Exploration - Fine Art is an important way people explore who they are and what it means to be human. Here we explore who we are as individuals situated in our time and place. For Visual Educators this is comparable to poetry and great literature in English and Reading - not a funding priority and not required or tested in schools. As important as the arts are to making us fully human and providing venues for self-fulfillment and personal expression, when funding and time are considerations in schools, these are the areas that are the first to be cut.

Enculturation - Visual Culture includes all the festivals, folk arts, crafts, holidays, popular culture, mass media, traditions, rituals and vernacular items that make us part of cultural groups. Here we explore who we are as members of cultural groups and learn to be better citizens in our communities. For Visual Educators this is comparable to Social Studies and popular literature in English classes. As important as this area is, this still only puts Visual Learning on a par with Social Studies which is the least valued of the four traditional "core" subjects.

Application - Design is a term we could apply to visualization and innovation applied to making everyday experiences better for everyone. This purpose is closer to why science, reading and mathematics are required subjects in school. Images, objects, places and experiences, like words and numbers, have useful applications for learning, thinking, doing, understanding, making, and communicating about everything in the world. This puts us on a par with Science, which is traditionally the third most valuable of the four core subjects. As important as the area of application is, even Science is not yet regularly tested in schools.

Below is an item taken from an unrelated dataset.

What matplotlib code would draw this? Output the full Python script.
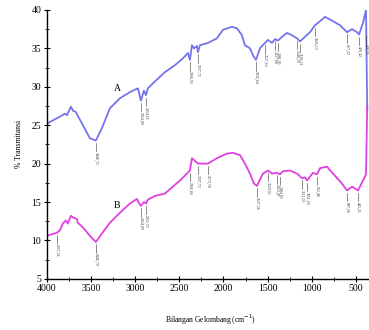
import numpy as np
import matplotlib
matplotlib.use("Agg")
import matplotlib.pyplot as plt
from matplotlib.ticker import MultipleLocator

plt.rcParams['font.family'] = ['Liberation Serif', 'DejaVu Serif']

# spectrum A (wavenumber cm-1, %T)
wn_a = [4000, 3887, 3853, 3796, 3773, 3728, 3705, 3671, 3649, 3592, 3513, 3445,
        3377, 3286, 3173, 3060, 2969, 2935, 2901, 2878, 2856, 2776, 2663, 2550,
        2459, 2402, 2380, 2357, 2334, 2300, 2289, 2266, 2176, 2074, 2006, 1904,
        1847, 1791, 1757, 1700, 1666, 1632, 1587, 1530, 1496, 1451, 1417, 1383,
        1337, 1281, 1224, 1167, 1133, 1077, 1020, 964, 930, 850, 771, 680, 601,
        544, 488, 465, 420, 386, 372]
t_a = [25.2, 25.9, 26.1, 26.5, 26.3, 27.4, 26.9, 26.7, 26.2, 25.0, 23.3, 23.0,
       24.6, 27.2, 28.5, 29.3, 29.8, 28.2, 29.5, 28.9, 29.8, 30.7, 31.9, 32.8,
       33.7, 34.4, 33.5, 35.4, 35.0, 35.3, 34.5, 35.4, 35.7, 36.3, 37.4, 37.8,
       37.6, 36.7, 35.4, 35.0, 34.1, 33.5, 35.0, 35.7, 36.1, 35.7, 36.2, 36.0,
       36.5, 37.0, 36.7, 36.3, 35.9, 36.5, 37.1, 38.0, 38.3, 39.1, 38.6, 38.0,
       37.1, 37.5, 37.1, 36.8, 38.3, 40.0, 27.0]

# spectrum B
wn_b = [4000, 3887, 3853, 3819, 3785, 3762, 3728, 3705, 3660, 3649, 3592, 3513,
        3445, 3377, 3286, 3173, 3060, 2980, 2958, 2935, 2901, 2878, 2856, 2776,
        2663, 2493, 2380, 2357, 2289, 2176, 2074, 1961, 1893, 1813, 1757, 1700,
        1655, 1621, 1609, 1553, 1496, 1451, 1394, 1360, 1326, 1247, 1167, 1111,
        1077, 1054, 986, 941, 907, 828, 760, 658, 601, 544, 476, 420, 386, 372]
t_b = [10.6, 11.0, 11.3, 12.2, 12.6, 12.2, 13.2, 13.0, 12.8, 12.3, 11.7, 10.6,
       9.8, 10.9, 12.3, 13.6, 14.8, 15.4, 14.9, 14.5, 15.0, 14.8, 15.3, 15.8,
       16.1, 17.8, 19.1, 20.7, 20.0, 20.0, 20.7, 21.3, 21.4, 21.1, 20.0, 18.7,
       17.4, 17.1, 17.4, 18.7, 19.1, 18.7, 18.8, 18.6, 19.0, 19.1, 18.7, 18.1,
       18.2, 17.8, 18.8, 18.6, 19.4, 19.6, 18.7, 17.4, 16.5, 17.0, 16.5, 17.8,
       18.6, 27.5]

# peak labels (wavenumber, %T at peak, text)
peaks_a = [(3445, 23.0, "3448,72"), (2935, 28.2, "2924,09"), (2878, 28.9, "2854,65"),
           (2380, 33.5, "2368,59"), (2289, 34.5, "2337,72"), (1632, 33.5, "1635,64"),
           (1530, 35.7, "1527,62"), (1417, 36.2, "1417,68"), (1383, 36.0, "1381,03"),
           (1167, 36.3, "1240,23"), (1133, 35.9, "1105,21"), (964, 38.0, "1026,13"),
           (601, 37.1, "617,22"), (465, 36.8, "476,42"), (386, 37.0, "418,55")]
peaks_b = [(3887, 11.0, "3857,34"), (3445, 9.8, "3446,79"), (2935, 14.5, "2924,09"),
           (2878, 14.8, "2852,72"), (2380, 19.1, "2366,66"), (2289, 20.0, "2337,72"),
           (2176, 20.0, "2173,78"), (1621, 17.1, "1637,56"), (1496, 19.1, "1529,55"),
           (1394, 18.8, "1423,47"), (1360, 18.6, "1384,89"), (1111, 18.1, "1111,00"),
           (1054, 17.8, "1051,20"), (941, 18.6, "962,48"), (601, 16.5, "607,58"),
           (476, 16.5, "482,21")]

color_a = '#7474ec'
color_b = '#e040e2'

fig = plt.figure(figsize=(3.69, 3.30), dpi=100)
ax = fig.add_axes([0.127, 0.155, 0.873, 0.815])

ax.plot(wn_a, t_a, color=color_a, lw=1.3)
ax.plot(wn_b, t_b, color=color_b, lw=1.3)

for peaks in (peaks_a, peaks_b):
    for x, y, txt in peaks:
        ax.plot([x, x], [y - 0.3, y - 1.4], color='#333333', lw=0.4)
        ax.text(x, y - 1.5, txt, rotation=270, ha='center', va='top',
                fontsize=2.8, color='#333333')

ax.text(3196, 29.8, "A", fontsize=7, ha='center', va='center')
ax.text(3207, 14.5, "B", fontsize=7, ha='center', va='center')

ax.set_xlim(4000, 352)
ax.set_ylim(5, 40)
ax.xaxis.set_major_locator(MultipleLocator(500))
ax.xaxis.set_minor_locator(MultipleLocator(250))
ax.yaxis.set_major_locator(MultipleLocator(5))
ax.yaxis.set_minor_locator(MultipleLocator(2.5))
ax.tick_params(which='major', direction='inout', length=4, width=0.8, labelsize=7, pad=2)
ax.tick_params(which='minor', direction='inout', length=2.5, width=0.6)
ax.spines['top'].set_visible(False)
ax.spines['right'].set_visible(False)
ax.spines['left'].set_linewidth(1.0)
ax.spines['bottom'].set_linewidth(1.0)

ax.set_ylabel("% Transmitansi", fontsize=5.5, labelpad=6)
fig.text(0.57, 0.03, "Bilangan Gelombang (cm$^{-1}$)", fontsize=5.5, ha='center', va='center')

fig.savefig("out.png", dpi=100)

Communication - Visual Communication skill development is the fundamental reason we have schools. Right now people believe that words and numbers are the most important ways we communicate important ideas in the world. We have failed to impress on people how images, objects, places and experiences are also important tools for learning, thinking, and communicating important ideas rather than only tools for self-exploration and self-expression. By emphasizing Visual Communication we can help people see that learning with our eyes, hands, and bodies through images, objects, places and experiences is as important as learning with words and numbers. Understanding the basic, fundamental value of making and using images, objects, places and experiences would put us on a par with reading and mathematics in schools. Basic communication is the only area of education in schools that is never cut when budgets and time are constricted.